One really new development regarding the upcoming election is a fresh turn in former President Mahmoud Ahmadinejad's plans for presidency. According to the Iranian press, Ahmadinejad is probably aware that his own candidacy might not be welcomed by conservatives who are one or two shades more hardliner than him.
Subsequently, some Iranian journalists guess that Ahmadinejad might want to take on the role of king maker in the same way that he managed to get several dozens of his supporters into the Iranian parliament in February.
The reformist daily Aftab Yazd has lined up at least five presidential candidates who could become the king with Ahmadinejad as king maker.
The five who are expected to run for president in June 2021 by proxy for Ahmadinejad include state auditing chief Mehrdad Bazrpash, former oil minister Rostam Ghassemi, former nuclear negotiator Saeed Jalili, former Guardian Council and government spokesman Gholamhossein Elham and Mostazafan Foundation Chief Parviz Fattah.
None among the five has a clean sheet devoid of controversy. All of the five are known for their links to the ultraconservative Paydari Front, an ill-reputed segment of Iran's conservative camp connected with Ahmadinejad.
Former auto industry figure Mehrdad Bazrpash who also runs the Paydari mouthpiece Vatan-e Emrooz daily, has just left behind a major controversy about his allegedly fake academic credentials and career background. Even the conservatives at the Majles questioned the validity of more than a few of the papers and documents he presented to the Majles as one of the candidates for the post of the state auditing organization chief.
The controversy is far from over as his critics occasionally bring those documents under the spotlight while some whistle blowers have even taken these cases to the court.
Yet another negative point in Bazrpash's background is that he was a candidate for the 2017 presidential election but he forgot to go and register his candidacy at the Interior Ministry and arrived there a few hours after the office had closed for the day.
Former Oil Minister Rostam Ghassemi, also a former IRGC and Basij commander, has a very brief career record, and even that is all about mismanagement. He was allegedly implicated in several cases of mishandling the ministry's financial affairs, but while others involved in these cases including entrepreneur Babak Zanjani have ended up in courts with death sentence and other verdicts, Ghassemi has not been touched.
Former nuclear negotiator Saeed Jalili was mocked by Supreme Leader Ali Khamenei's senior advisor for international affairs, Al Akbar Velayati, during the 2013 presidential election as a man who wasted a lot of time in the nuclear negotiations and "preached and read out dissertations instead of putting forward Iran's position."

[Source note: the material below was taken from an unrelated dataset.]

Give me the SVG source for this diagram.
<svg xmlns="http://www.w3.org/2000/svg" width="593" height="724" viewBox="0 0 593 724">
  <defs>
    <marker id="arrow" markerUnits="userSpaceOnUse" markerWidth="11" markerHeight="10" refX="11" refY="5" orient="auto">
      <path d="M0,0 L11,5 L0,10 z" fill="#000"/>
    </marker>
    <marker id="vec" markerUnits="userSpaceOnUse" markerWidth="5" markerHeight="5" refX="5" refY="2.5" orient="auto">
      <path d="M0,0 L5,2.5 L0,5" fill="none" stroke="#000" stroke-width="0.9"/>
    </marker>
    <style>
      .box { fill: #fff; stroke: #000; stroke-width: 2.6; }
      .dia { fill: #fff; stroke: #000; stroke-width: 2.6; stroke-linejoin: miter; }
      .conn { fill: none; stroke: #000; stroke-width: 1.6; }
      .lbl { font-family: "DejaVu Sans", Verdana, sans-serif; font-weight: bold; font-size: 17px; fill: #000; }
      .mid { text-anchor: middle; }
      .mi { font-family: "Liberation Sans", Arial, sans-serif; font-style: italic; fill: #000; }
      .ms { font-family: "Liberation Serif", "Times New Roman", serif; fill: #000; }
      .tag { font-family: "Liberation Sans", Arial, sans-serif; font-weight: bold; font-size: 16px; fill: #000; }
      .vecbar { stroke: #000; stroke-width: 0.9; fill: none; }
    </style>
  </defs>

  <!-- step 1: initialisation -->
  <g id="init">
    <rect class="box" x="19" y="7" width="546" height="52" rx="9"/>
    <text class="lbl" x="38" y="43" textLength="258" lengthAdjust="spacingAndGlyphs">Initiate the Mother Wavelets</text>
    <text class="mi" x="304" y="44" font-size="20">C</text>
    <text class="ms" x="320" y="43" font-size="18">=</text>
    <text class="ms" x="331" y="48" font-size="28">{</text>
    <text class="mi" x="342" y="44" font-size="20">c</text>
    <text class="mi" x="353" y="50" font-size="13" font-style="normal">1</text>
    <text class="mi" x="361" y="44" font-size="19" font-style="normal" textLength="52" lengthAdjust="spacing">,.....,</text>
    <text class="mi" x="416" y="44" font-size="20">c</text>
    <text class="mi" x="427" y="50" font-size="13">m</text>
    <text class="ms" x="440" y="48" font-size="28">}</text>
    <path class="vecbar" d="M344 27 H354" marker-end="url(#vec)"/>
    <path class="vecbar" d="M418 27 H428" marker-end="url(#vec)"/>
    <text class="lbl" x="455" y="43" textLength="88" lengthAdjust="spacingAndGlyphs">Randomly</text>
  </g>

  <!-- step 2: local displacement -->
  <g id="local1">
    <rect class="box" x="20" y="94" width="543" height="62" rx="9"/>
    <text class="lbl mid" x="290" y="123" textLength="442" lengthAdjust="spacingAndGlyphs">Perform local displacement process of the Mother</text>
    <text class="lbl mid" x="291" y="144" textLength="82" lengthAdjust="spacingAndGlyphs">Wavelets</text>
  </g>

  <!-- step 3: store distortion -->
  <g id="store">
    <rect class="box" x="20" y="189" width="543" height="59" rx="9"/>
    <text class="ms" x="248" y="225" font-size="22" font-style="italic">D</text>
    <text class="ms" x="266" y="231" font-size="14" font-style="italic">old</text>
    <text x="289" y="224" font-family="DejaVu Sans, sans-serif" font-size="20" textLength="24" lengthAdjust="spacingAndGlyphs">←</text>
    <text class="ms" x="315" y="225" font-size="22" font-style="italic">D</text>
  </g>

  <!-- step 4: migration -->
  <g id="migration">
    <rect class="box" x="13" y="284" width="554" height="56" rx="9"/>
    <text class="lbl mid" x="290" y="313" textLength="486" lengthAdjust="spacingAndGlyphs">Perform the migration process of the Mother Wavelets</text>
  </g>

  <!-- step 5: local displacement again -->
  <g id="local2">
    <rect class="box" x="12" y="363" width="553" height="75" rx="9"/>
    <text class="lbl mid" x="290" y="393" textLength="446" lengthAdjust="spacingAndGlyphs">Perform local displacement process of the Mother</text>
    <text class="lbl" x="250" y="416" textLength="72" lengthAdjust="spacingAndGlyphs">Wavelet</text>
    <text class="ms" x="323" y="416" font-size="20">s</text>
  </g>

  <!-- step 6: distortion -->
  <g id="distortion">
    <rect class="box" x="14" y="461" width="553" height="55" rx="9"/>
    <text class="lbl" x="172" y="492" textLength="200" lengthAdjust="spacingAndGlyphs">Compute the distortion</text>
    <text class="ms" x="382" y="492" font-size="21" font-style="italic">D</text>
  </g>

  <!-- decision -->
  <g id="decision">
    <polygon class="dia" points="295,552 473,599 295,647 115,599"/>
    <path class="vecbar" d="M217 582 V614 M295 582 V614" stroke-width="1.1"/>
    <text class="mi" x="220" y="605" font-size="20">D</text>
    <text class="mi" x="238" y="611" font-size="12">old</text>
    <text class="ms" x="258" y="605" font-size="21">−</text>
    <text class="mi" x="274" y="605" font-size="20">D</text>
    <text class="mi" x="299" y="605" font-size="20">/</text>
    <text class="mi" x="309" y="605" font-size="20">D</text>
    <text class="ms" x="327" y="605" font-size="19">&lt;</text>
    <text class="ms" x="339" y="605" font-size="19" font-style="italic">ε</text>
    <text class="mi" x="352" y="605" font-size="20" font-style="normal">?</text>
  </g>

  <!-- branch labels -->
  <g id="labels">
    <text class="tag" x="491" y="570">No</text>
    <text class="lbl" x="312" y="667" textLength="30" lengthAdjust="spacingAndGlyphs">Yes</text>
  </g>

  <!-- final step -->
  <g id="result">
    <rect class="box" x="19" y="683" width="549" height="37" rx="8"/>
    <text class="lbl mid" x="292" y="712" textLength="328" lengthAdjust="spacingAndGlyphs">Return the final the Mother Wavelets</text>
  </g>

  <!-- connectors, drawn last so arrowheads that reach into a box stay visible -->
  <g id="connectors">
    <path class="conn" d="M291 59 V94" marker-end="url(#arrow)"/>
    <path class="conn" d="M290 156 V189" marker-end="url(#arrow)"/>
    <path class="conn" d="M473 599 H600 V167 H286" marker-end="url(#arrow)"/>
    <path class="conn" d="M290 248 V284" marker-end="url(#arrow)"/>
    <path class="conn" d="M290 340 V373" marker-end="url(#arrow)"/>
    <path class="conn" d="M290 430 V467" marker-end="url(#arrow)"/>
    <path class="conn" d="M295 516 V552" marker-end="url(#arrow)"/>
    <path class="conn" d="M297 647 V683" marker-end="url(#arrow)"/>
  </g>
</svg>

If he really decides to run for president once again, it will prove that getting just around 11 percent of the votes in 2013 probably did not convince him about his popularity among voters.
Gholamhossein Elham has always been Ahmadinejad's favorite aide, not because he could pull some strings at the Guardian Council, but because his wife, Fatemeh Rajabi wrote a book titled "Ahmadinejad, the miracle of the third millennium," a lofty title in absolute compliance with the former president's "world vision" and his ideas about "managing the world." Obviously, Ahmadinejad never paid any attention to the fact that many Iranians and media always used the title in a sarcastic way.
Parviz Fattah has already ruined his career at least twice on live TV by attacking people close to Khamenei and then having to publicly apologize. Judging by the five men's careers and track record, with all his mistakes and political blunders, Ahmadinejad himself is still a better candidate than any one of these five men. The reformist daily put forward those names as Ahmadinejad's men probably with less than good intentions.
Meanwhile, both of the two IRGC generals nominated for Presidency, General Hossein Dehghan and General Ezatollah Zarghami, have been close to Ahmadinejad during his presidency. Dehghan was his defense minister and Zarghami always supported him as the chief of Iran's only broadcasting organization.
The only name in the press on Sunday October 11 as a prospective candidate who would not even want to be made king by Ahmadinejad, is Ali Larijani whose career, as well as the carriers of his brothers Ahmadinejad has effectively tarnished if not ended by showing a video at the Majles in February 2013 that portrayed the Larijani clan as corrupt profiteers. The attack hit so hard that the Larijani clan have never been able to walk with their heads held high.